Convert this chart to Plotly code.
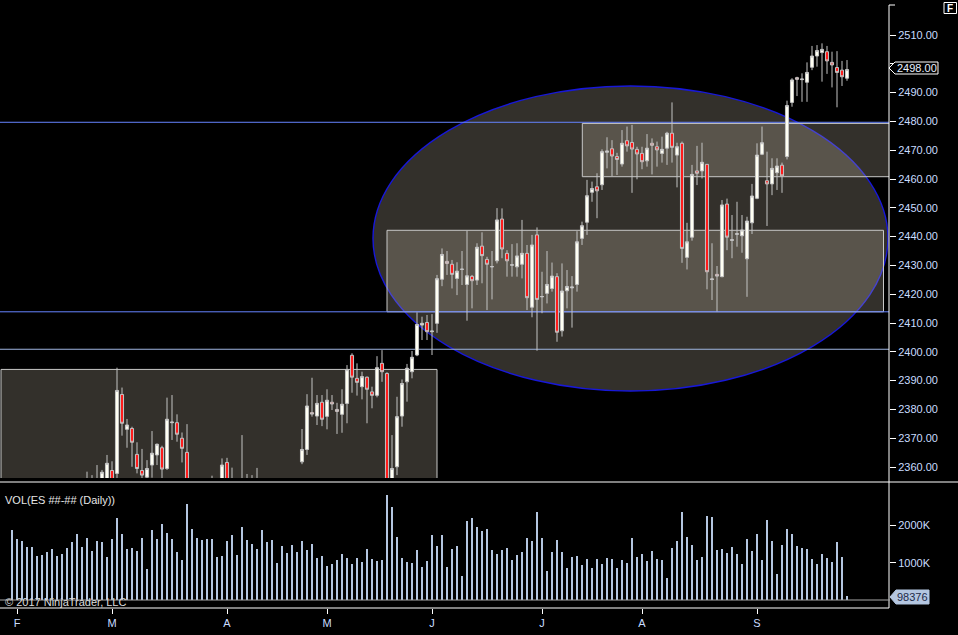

---

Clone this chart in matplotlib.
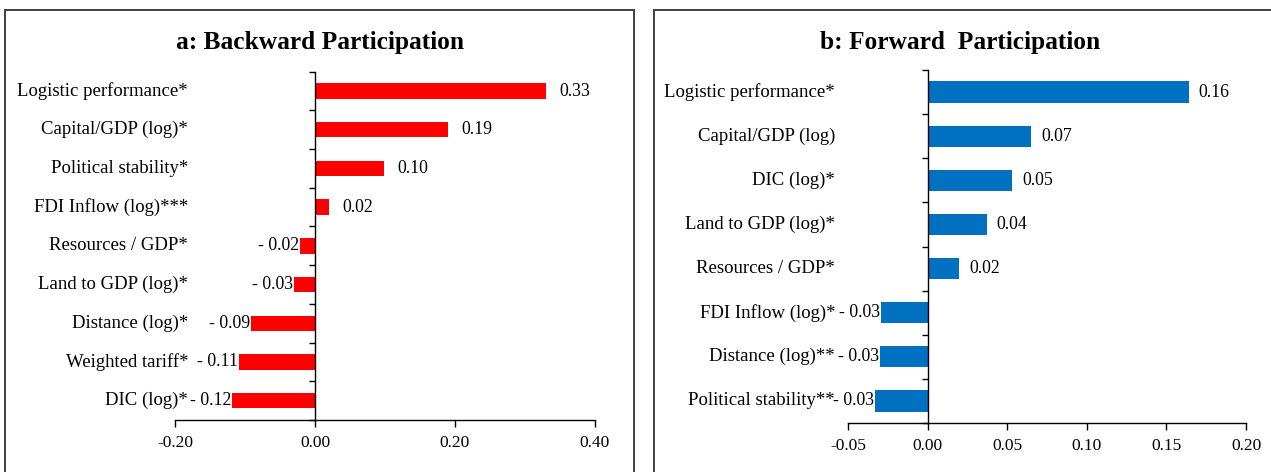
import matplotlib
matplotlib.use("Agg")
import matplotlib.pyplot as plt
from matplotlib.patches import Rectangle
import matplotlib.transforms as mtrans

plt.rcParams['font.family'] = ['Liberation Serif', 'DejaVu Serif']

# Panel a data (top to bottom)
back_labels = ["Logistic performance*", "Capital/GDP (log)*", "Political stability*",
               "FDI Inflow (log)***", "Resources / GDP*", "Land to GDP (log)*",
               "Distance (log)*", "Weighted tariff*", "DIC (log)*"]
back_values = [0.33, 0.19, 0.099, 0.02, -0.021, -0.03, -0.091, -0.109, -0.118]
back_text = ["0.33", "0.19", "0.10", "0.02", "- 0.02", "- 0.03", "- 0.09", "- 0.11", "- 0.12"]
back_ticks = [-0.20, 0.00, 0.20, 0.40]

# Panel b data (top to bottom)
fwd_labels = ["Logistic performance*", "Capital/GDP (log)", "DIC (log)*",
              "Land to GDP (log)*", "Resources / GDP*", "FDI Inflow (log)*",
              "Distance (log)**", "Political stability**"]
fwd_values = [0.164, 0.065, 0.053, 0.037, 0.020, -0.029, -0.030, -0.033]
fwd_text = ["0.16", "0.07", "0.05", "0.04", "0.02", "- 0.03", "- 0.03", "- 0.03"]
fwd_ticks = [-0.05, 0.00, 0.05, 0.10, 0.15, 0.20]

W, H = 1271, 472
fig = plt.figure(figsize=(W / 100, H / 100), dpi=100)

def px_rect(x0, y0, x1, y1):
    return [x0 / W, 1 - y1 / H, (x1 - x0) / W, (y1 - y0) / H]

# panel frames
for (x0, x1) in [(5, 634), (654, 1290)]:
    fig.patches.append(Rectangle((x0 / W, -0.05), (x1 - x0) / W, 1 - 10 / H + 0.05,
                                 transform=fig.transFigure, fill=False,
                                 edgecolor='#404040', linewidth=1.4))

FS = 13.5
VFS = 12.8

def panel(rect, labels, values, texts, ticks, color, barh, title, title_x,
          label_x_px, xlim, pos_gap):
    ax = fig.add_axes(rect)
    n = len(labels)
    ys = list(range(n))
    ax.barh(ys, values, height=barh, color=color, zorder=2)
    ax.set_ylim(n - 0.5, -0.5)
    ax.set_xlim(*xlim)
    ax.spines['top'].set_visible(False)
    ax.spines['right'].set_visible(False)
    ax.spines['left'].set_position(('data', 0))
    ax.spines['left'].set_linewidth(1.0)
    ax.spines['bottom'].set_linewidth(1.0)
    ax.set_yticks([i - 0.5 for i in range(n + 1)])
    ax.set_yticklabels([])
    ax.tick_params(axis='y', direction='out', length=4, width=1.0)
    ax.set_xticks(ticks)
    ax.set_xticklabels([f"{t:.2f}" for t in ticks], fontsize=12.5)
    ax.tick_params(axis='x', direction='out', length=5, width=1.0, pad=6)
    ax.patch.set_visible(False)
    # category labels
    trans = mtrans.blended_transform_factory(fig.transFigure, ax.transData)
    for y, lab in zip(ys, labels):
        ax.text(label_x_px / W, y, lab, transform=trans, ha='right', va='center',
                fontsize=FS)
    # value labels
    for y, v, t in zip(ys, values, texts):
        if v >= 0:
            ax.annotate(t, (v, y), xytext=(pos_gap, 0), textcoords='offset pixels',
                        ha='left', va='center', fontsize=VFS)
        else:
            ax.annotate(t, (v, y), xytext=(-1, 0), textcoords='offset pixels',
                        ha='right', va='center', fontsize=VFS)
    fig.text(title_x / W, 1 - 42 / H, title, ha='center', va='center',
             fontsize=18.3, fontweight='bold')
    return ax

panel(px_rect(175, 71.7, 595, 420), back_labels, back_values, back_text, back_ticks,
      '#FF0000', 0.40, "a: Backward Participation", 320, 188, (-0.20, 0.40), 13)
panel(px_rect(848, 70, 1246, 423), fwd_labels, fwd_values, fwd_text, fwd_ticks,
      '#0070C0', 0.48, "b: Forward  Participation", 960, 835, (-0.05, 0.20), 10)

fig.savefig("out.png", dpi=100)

## Required work
Identify the lines that hold the word "chart". Copy every one of them.

## Expected answer
Convert this chart to Plotly code.
Clone this chart in matplotlib.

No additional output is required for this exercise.